Opinion
31139.
DECIDED APRIL 16, 1946.
Violating liquor law; from Gwinnett city court — Judge Liles. October 26, 1945.
W. L. Nix, for plaintiff in error.
Charles C. Pittard, solicitor, contra.
Special ground 1 of the motion for a new trial states: "The solicitor-general asked a State's witness, to wit, J. L. Morgan, sheriff of Gwinnett County, if the defendant did not have a bad reputation for dealing in liquor, and the witness immediately replied that he did have such a reputation, that he had been reported to him a number of times. The reply of the witness to this question was made immediately and before counsel for defendant had an opportunity to object to the same.

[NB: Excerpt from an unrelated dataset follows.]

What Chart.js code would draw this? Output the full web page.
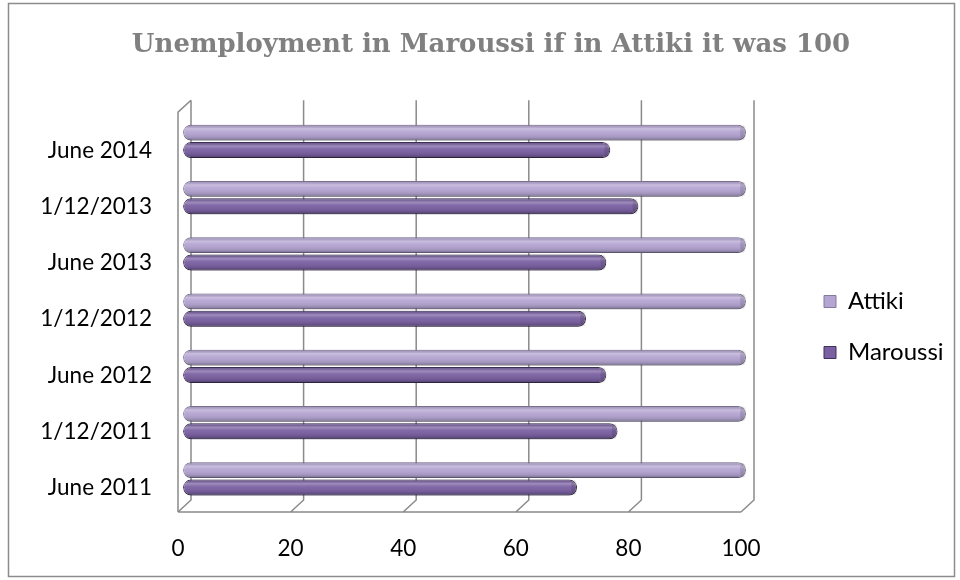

Counsel for defendant then immediately made a motion for a mistrial, upon the ground that the question of the solicitor and the reply of the witness put the defendant's character in issue before the jury, when in fact the defendant had not put his own character in issue. The court then asked the solicitor-general to submit some authority which would authorize said evidence to be submitted, and the solicitor replied that he thought he had the right to do so in the class of cases then on trial. After some discussion of the matter, the court ruled out said evidence, and at about the same time the solicitor-general stated he would withdraw said question. Upon ruling out said evidence the court cautioned the jury not to consider said evidence in making up their verdict, and the court then overruled said motion for a mistrial and refused to declare a mistrial in said case." Held: It was reversible error to admit testimony by the prosecutor in response to a question by the solicitor as to the defendant's bad character, when the defendant himself had not put his character in issue. Peacock v. State, 38 Ga. App. 268 ( 143 S.E. 605); Smoot v. State, 146 Ga. 76 ( 90 S.E. 715). Even though the solicitor was under the misapprehension that this could be done in a case of the character of the one here in question, the measures adopted by the court did not obliterate the illegal testimony from the minds of the jury, and it was of such a harmful and prejudicial nature as to require the grant of a new trial.
Judgment reversed. Broyles, C. J., and Gardner, J., concur.